**GIVEN PROBLEM:** Starting with the first line and ending with the line that holds "(0,0) rectangle (14.64,10.08);", repeat the material exactly.

>> BEGIN

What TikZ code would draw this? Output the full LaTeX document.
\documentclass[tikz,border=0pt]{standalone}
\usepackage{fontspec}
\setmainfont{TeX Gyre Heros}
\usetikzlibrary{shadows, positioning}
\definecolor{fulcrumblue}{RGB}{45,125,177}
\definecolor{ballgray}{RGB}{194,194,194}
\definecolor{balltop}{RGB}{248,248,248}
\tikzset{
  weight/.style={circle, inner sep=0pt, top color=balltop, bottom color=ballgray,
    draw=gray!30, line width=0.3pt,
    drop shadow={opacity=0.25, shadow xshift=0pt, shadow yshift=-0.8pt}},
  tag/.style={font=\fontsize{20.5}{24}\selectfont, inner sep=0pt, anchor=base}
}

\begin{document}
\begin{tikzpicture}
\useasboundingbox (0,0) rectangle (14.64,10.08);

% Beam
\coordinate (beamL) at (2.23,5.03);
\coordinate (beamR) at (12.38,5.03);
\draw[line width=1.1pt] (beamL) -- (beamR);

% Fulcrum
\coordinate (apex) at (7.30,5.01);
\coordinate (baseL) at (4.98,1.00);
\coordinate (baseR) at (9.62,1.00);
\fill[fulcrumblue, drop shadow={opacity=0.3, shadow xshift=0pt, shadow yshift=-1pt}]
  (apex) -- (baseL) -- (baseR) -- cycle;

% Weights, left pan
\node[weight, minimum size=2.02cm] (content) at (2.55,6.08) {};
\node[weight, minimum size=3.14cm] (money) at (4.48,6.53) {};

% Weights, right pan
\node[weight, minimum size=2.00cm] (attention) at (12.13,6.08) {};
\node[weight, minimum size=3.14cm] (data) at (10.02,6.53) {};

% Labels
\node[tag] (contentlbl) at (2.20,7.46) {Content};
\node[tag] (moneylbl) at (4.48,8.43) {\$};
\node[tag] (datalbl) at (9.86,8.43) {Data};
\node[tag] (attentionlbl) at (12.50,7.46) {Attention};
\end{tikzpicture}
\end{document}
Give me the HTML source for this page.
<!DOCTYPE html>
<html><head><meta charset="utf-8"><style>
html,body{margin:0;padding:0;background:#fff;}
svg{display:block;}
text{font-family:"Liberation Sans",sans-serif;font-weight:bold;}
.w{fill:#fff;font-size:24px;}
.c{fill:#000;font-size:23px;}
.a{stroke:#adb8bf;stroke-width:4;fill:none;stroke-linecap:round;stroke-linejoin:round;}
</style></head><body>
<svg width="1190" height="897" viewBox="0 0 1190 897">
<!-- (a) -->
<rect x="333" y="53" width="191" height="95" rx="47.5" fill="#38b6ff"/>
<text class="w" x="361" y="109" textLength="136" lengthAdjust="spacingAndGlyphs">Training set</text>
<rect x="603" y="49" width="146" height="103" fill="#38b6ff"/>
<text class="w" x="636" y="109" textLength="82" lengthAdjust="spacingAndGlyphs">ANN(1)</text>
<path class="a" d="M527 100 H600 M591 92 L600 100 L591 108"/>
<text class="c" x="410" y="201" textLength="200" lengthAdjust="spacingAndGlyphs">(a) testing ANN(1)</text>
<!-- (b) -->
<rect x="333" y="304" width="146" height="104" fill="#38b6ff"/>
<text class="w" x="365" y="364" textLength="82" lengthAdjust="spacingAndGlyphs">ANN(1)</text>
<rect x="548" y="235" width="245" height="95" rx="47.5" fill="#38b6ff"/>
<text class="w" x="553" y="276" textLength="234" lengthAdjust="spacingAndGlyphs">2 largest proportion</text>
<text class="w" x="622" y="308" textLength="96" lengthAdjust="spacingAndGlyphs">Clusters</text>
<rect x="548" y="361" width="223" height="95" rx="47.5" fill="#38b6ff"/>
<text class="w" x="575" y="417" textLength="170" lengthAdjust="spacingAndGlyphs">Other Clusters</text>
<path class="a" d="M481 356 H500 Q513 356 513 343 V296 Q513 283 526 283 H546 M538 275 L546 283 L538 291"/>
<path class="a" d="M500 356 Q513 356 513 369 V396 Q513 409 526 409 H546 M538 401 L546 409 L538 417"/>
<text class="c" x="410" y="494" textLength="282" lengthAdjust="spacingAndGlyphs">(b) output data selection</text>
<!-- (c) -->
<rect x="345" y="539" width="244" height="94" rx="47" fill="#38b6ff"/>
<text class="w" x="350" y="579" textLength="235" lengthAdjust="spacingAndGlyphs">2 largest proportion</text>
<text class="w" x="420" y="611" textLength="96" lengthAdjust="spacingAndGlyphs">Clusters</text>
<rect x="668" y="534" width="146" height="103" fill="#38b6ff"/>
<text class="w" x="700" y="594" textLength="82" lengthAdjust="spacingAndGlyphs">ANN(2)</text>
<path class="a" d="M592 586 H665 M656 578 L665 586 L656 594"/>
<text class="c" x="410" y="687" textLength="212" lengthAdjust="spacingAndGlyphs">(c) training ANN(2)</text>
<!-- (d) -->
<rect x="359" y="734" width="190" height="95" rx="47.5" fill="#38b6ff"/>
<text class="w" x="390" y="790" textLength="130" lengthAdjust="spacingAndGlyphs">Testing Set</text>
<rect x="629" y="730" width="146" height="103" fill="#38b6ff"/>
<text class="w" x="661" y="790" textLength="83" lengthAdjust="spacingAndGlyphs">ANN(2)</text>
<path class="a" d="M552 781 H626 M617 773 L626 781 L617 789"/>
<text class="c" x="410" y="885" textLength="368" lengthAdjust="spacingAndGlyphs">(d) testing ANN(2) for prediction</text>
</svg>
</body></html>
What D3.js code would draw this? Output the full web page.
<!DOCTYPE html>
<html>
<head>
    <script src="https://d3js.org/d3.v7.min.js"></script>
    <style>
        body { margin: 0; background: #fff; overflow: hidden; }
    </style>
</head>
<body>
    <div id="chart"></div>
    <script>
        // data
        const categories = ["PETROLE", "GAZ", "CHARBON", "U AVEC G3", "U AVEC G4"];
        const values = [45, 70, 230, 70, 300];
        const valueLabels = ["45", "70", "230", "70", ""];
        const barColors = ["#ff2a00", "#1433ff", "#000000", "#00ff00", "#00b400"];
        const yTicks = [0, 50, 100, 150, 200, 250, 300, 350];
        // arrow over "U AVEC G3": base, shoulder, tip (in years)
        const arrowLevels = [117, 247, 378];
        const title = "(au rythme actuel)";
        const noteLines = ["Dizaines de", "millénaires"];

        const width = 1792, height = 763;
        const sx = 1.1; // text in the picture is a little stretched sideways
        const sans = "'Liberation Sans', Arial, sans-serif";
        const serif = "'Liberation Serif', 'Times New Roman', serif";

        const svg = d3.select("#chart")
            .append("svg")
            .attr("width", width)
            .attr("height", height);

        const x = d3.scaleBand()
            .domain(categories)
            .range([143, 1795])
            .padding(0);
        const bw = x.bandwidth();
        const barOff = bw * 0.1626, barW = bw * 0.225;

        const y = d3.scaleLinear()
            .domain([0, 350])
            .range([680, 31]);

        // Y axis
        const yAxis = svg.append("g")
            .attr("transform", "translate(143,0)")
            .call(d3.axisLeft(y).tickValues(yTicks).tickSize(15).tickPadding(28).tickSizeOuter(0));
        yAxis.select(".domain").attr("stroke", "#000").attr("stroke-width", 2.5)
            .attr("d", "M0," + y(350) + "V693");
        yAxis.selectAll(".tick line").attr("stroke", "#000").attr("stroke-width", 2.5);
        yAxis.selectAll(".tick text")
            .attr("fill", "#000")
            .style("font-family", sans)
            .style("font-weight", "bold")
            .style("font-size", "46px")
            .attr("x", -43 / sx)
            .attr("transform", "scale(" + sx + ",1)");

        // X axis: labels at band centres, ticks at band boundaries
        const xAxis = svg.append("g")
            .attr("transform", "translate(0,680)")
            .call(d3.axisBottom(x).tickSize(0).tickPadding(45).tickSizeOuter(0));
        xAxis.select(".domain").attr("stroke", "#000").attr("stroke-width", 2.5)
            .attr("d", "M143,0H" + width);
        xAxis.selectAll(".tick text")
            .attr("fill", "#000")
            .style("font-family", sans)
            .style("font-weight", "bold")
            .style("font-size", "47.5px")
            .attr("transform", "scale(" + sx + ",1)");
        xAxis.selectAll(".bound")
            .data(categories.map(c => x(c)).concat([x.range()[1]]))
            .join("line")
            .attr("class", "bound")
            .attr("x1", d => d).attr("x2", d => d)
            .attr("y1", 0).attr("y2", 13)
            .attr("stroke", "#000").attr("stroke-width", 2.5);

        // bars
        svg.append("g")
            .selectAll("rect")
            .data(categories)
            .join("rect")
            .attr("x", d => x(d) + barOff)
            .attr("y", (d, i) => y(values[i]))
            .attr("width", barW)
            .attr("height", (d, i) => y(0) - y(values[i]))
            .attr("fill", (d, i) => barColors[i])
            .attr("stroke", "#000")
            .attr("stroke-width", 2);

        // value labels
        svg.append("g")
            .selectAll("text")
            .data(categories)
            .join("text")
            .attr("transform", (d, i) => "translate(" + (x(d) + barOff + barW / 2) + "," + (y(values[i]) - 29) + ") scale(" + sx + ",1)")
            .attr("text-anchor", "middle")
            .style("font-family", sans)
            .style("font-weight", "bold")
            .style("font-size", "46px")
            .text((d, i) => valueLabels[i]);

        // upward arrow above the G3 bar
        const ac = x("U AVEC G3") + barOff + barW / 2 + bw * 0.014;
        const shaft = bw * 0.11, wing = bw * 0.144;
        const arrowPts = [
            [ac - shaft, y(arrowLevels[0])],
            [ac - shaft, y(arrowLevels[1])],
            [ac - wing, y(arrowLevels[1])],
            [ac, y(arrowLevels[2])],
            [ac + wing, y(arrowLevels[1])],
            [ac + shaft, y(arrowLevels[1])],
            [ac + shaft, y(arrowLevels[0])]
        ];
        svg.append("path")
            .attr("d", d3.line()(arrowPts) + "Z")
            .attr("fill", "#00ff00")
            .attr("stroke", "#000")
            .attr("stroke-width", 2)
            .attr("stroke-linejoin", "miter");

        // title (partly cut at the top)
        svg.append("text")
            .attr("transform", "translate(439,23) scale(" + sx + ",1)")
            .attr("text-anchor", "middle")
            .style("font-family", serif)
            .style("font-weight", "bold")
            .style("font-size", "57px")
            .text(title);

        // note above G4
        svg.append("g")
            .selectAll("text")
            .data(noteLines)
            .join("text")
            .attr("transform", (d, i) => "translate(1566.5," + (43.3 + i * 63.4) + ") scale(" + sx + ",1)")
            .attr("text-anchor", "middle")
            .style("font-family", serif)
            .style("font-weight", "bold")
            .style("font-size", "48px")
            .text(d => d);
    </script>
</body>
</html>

>> END

**RESULT FOR THIS TASK:**
What TikZ code would draw this? Output the full LaTeX document.
\documentclass[tikz,border=0pt]{standalone}
\usepackage{fontspec}
\setmainfont{TeX Gyre Heros}
\usetikzlibrary{shadows, positioning}
\definecolor{fulcrumblue}{RGB}{45,125,177}
\definecolor{ballgray}{RGB}{194,194,194}
\definecolor{balltop}{RGB}{248,248,248}
\tikzset{
  weight/.style={circle, inner sep=0pt, top color=balltop, bottom color=ballgray,
    draw=gray!30, line width=0.3pt,
    drop shadow={opacity=0.25, shadow xshift=0pt, shadow yshift=-0.8pt}},
  tag/.style={font=\fontsize{20.5}{24}\selectfont, inner sep=0pt, anchor=base}
}

\begin{document}
\begin{tikzpicture}
\useasboundingbox (0,0) rectangle (14.64,10.08);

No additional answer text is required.